Since late 1950s, it has been an official federal policy that the states should have full concurrent jurisdiction on all federal enclaves, an approach endorsed by legal experts.
Since the 1953 Howard v. Commissioners case the Supreme Court has held that the collection of city and state taxes from federal enclave residents is permissible, establishing the "Friction Not Fiction" doctrine.
Residents of federal enclaves have the right to vote in the elections of the state in which the federal enclave is situated. This is based on the "Friction Not Fiction" doctrine, and was challenged by a Maryland law in 1968, the subject of the case Evans v. Cornman. The case was decided by the Supreme Court in 1970, and overruled the Maryland law, upholding the voting rights of enclave residents and establishing that they should be regarded as residents of the state in question.

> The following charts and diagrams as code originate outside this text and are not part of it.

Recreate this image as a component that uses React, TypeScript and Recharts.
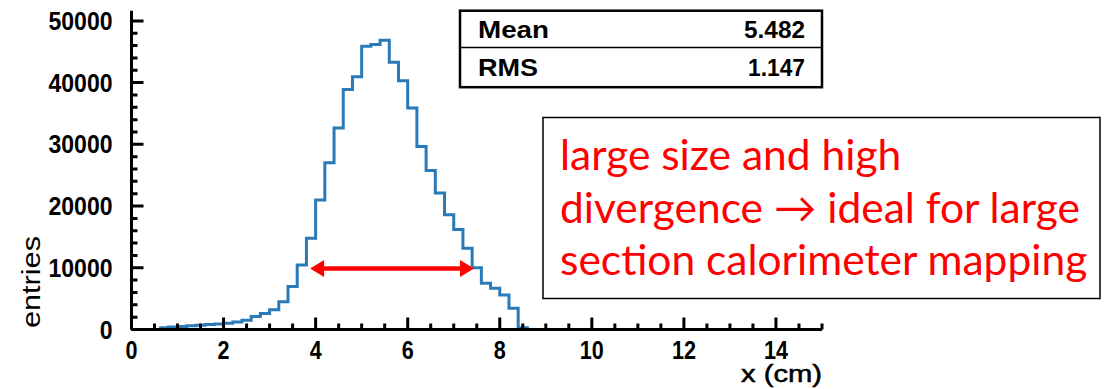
import React from 'react';
import { ComposedChart, Line, XAxis, YAxis, ReferenceLine } from 'recharts';

// ---- data ----
const binStart = 0.6;
const binWidth = 0.2;
const counts = [
  300, 400, 500, 600, 700, 800, 900, 1000, 1200, 1500,
  2100, 2600, 3200, 4500, 6950, 10470, 14800, 21000, 27000, 32650,
  38870, 40930, 45900, 46170, 46870, 43300, 40300, 35900, 29650, 25750,
  22100, 18580, 16200, 13180, 10000, 7500, 6700, 5600, 3440, 300,
];
const emptyFrom = 8.6;
const xMin = 0;
const xMax = 15;
const yMax = 51650;

const xTicks = [0, 0.5, 1, 1.5, 2, 2.5, 3, 3.5, 4, 4.5, 5, 5.5, 6, 6.5, 7, 7.5, 8, 8.5, 9, 9.5, 10, 10.5, 11, 11.5, 12, 12.5, 13, 13.5, 14, 14.5, 15];
const xMajor = [0, 2, 4, 6, 8, 10, 12, 14];
const yTicks = [0, 2000, 4000, 6000, 8000, 10000, 12000, 14000, 16000, 18000, 20000, 22000, 24000, 26000, 28000, 30000, 32000, 34000, 36000, 38000, 40000, 42000, 44000, 46000, 48000, 50000];
const yMajor = [0, 10000, 20000, 30000, 40000, 50000];

const statsLabels = ['Mean', 'RMS'];
const statsValues = ['5.482', '1.147'];
const noteLines = ['large size and high', 'divergence \u2192 ideal for large', 'section calorimeter mapping'];
const arrowFrom = 3.88;
const arrowTo = 7.44;
const arrowLevel = 9900;

const data = [
  ...counts.map((c, i) => ({ x: +(binStart + i * binWidth).toFixed(2), count: c })),
  { x: emptyFrom, count: 0 },
  { x: xMax, count: 0 },
];

// ---- layout ----
const W = 1110;
const H = 389;
const PLOT_LEFT = 131.5;
const PLOT_TOP = 10.7;
const PLOT_RIGHT = 822;
const PLOT_BOTTOM = 329.5;
const xPx = (v: number) => PLOT_LEFT + ((v - xMin) / (xMax - xMin)) * (PLOT_RIGHT - PLOT_LEFT);
const yPx = (v: number) => PLOT_BOTTOM - (v / yMax) * (PLOT_BOTTOM - PLOT_TOP);

const tickPath =
  xTicks.map((v) => `M${xPx(v)},${PLOT_BOTTOM}V${PLOT_BOTTOM - (xMajor.includes(v) ? 12 : 6)}`).join('') +
  yTicks.map((v) => `M${PLOT_LEFT},${yPx(v)}H${PLOT_LEFT + (yMajor.includes(v) ? 12 : 6)}`).join('');

const rootFont = "'Liberation Sans', Arial, sans-serif";

const XTickLabel = (props: any) => {
  const { x, y, payload } = props;
  const label = String(payload.value);
  return (
    <text x={x} y={y} textAnchor="middle" fontFamily={rootFont} fontWeight="bold" fontSize={25} fill="#000"
      textLength={label.length * 12} lengthAdjust="spacingAndGlyphs">{label}</text>
  );
};

const YTickLabel = (props: any) => {
  const { x, y, payload } = props;
  const label = String(payload.value);
  return (
    <text x={x} y={y} dy="0.36em" textAnchor="end" fontFamily={rootFont} fontWeight="bold" fontSize={25} fill="#000"
      textLength={label.length * 12.8} lengthAdjust="spacingAndGlyphs">{label}</text>
  );
};

const ArrowShape = (props: any) => {
  const { x1, y1, x2, y2 } = props;
  const head = 14;
  const half = 8.5;
  return (
    <g>
      <line x1={x1 + head - 2} y1={y1} x2={x2 - head + 2} y2={y2} stroke="#ff0000" strokeWidth={4.5} />
      <polygon points={`${x1},${y1} ${x1 + head},${y1 - half} ${x1 + head},${y1 + half}`} fill="#ff0000" />
      <polygon points={`${x2},${y2} ${x2 - head},${y2 - half} ${x2 - head},${y2 + half}`} fill="#ff0000" />
    </g>
  );
};

export default function App() {
  return (
    <div style={{ position: 'absolute', left: 0, top: 0, width: W, height: H, background: '#fff' }}>
      <ComposedChart width={W} height={H} data={data}
        margin={{ top: PLOT_TOP, right: W - PLOT_RIGHT, bottom: 0, left: 0 }}>
        <XAxis dataKey="x" type="number" domain={[xMin, xMax]} ticks={xMajor} interval={0} tickSize={0} tickMargin={29}
          tickLine={false} tick={<XTickLabel />} height={H - PLOT_BOTTOM} axisLine={{ stroke: '#000', strokeWidth: 3 }} />
        <XAxis xAxisId="top" orientation="top" type="number" domain={[xMin, xMax]} height={0} tick={false} tickLine={false}
          axisLine={{ stroke: '#000', strokeWidth: 2.5 }} />
        <YAxis type="number" domain={[0, yMax]} ticks={yMajor} interval={0} tickSize={0} tickMargin={19}
          tickLine={false} tick={<YTickLabel />} width={PLOT_LEFT} axisLine={{ stroke: '#000', strokeWidth: 3 }} />
        <YAxis yAxisId="right" orientation="right" type="number" domain={[0, yMax]} width={0} tick={false} tickLine={false}
          axisLine={{ stroke: '#000', strokeWidth: 2.5 }} />
        <Line type="stepAfter" dataKey="count" stroke="#2a7ab8" strokeWidth={3} dot={false} activeDot={false} isAnimationActive={false} />
        <ReferenceLine segment={[{ x: arrowFrom, y: arrowLevel }, { x: arrowTo, y: arrowLevel }]} shape={(p: any) => <ArrowShape {...p} />} />
      </ComposedChart>
      <svg width={W} height={H} style={{ position: 'absolute', left: 0, top: 0, pointerEvents: 'none' }}>
        {/* inward ROOT-style tick marks */}
        <path d={tickPath} fill="none" stroke="#000" strokeWidth={3} />
        {/* axis titles */}
        <text transform="translate(40,328) rotate(-90)" fontFamily={rootFont} fontSize={25} fill="#000"
          textLength={92} lengthAdjust="spacingAndGlyphs">entries</text>
        <text x={PLOT_RIGHT} y={382} textAnchor="end" fontFamily={rootFont} fontSize={23} fill="#000" stroke="#000" strokeWidth={0.5}
          textLength={81} lengthAdjust="spacingAndGlyphs">x (cm)</text>
        {/* stats box */}
        <rect x={460} y={PLOT_TOP} width={PLOT_RIGHT - 460} height={76.5} fill="#fff" stroke="#000" strokeWidth={2.5} />
        <line x1={460} x2={PLOT_RIGHT} y1={47.5} y2={47.5} stroke="#000" strokeWidth={1.5} />
        {statsLabels.map((s, i) => (
          <text key={s} x={478} y={38 + i * 38} fontFamily={rootFont} fontWeight="bold" fontSize={23} fill="#000"
            textLength={s === 'Mean' ? 71 : 60} lengthAdjust="spacingAndGlyphs">{s}</text>
        ))}
        {statsValues.map((s, i) => (
          <text key={s} x={805} y={38 + i * 38} textAnchor="end" fontFamily={rootFont} fontWeight="bold" fontSize={23} fill="#000"
            textLength={i === 0 ? 61 : 57} lengthAdjust="spacingAndGlyphs">{s}</text>
        ))}
        {/* annotation */}
        <rect x={543} y={117.5} width={557} height={181} fill="#fff" stroke="#000" strokeWidth={1.5} />
        {noteLines.map((l, i) => (
          <text key={i} x={560} y={170 + i * 52.5} fontFamily="Lato, 'Noto Sans', sans-serif" fontSize={42.5} fill="#ff0000">{l}</text>
        ))}
      </svg>
    </div>
  );
}
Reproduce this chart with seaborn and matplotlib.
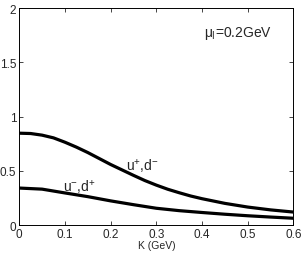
import numpy as np
import pandas as pd
import seaborn as sns
from matplotlib import pyplot as plt

sns.set_theme(style="white")
plt.rcParams['font.family'] = ['Liberation Sans', 'DejaVu Sans']
plt.rcParams['mathtext.fontset'] = 'custom'
plt.rcParams['mathtext.rm'] = 'Liberation Sans'
plt.rcParams['mathtext.it'] = 'Liberation Sans'

# values
k_up = [0.0, 0.025, 0.05, 0.075, 0.1, 0.125, 0.15, 0.175, 0.2, 0.225, 0.25,
        0.275, 0.3, 0.325, 0.35, 0.375, 0.4, 0.45, 0.5, 0.55, 0.6]
upper = [0.848, 0.845, 0.83, 0.805, 0.765, 0.72, 0.67, 0.615, 0.56, 0.51, 0.46,
         0.412, 0.37, 0.332, 0.3, 0.27, 0.245, 0.202, 0.168, 0.142, 0.122]
k_low = [0.0, 0.05, 0.1, 0.15, 0.2, 0.25, 0.3, 0.35, 0.4, 0.45, 0.5, 0.55, 0.6]
lower = [0.343, 0.333, 0.298, 0.264, 0.225, 0.19, 0.157, 0.135, 0.118, 0.102, 0.088, 0.076, 0.065]

df = pd.DataFrame({'K': k_up + k_low,
                   'val': upper + lower,
                   'curve': ['up'] * len(k_up) + ['low'] * len(k_low)})

fig = plt.figure(figsize=(3.05, 2.55), dpi=100)
ax = fig.add_axes([0.063, 0.1125, 0.899, 0.852])
sns.lineplot(data=df, x='K', y='val', units='curve', estimator=None,
             color='black', linewidth=2.3, ax=ax)

ax.set_xlim(0, 0.6)
ax.set_ylim(0, 2)
ax.set_xticks([0, 0.1, 0.2, 0.3, 0.4, 0.5, 0.6])
ax.set_xticklabels(['0', '0.1', '0.2', '0.3', '0.4', '0.5', '0.6'])
ax.set_yticks([0, 0.5, 1, 1.5, 2])
ax.set_yticklabels(['0', '0.5', '1', '1.5', '2'])
ax.tick_params(direction='in', length=3, width=0.6, labelsize=8.5, pad=2,
               top=True, right=True, bottom=True, left=True)
for s in ax.spines.values():
    s.set_color('black')
    s.set_linewidth(0.7)
ax.set_xlabel('K (GeV)', fontsize=7.5, labelpad=0)
ax.set_ylabel('')

ax.text(0.234, 0.51, r'u$^{+}$,d$^{-}$', fontsize=10)
ax.text(0.096, 0.315, r'u$^{-}$,d$^{+}$', fontsize=10)
ax.text(0.404, 1.745, r'$\mu_{\mathrm{I}}$=0.2GeV', fontsize=10)

fig.savefig('out.png', dpi=100)
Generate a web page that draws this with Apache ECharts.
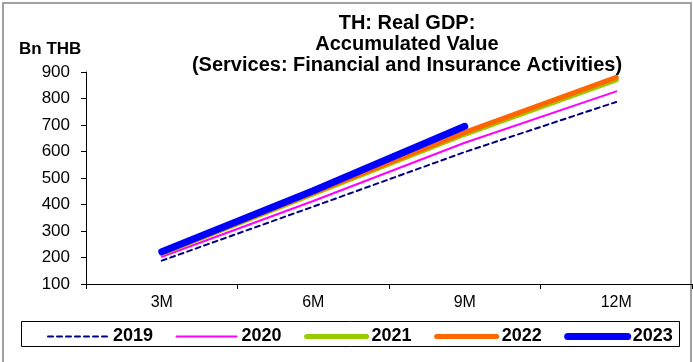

Federal enclaves are to be distinguished from federal territories and possessions administered under , which once included all the territory that has since become states, and still includes insular territories like Puerto Rico, the United States Virgin Islands, Guam, American Samoa, and a few others. Historically, the Congress has not exercised a full array of state-like powers over such territories, but tried to organize them into self-governing entities, as was done with the Northwest Ordinance and the Southwest Ordinance.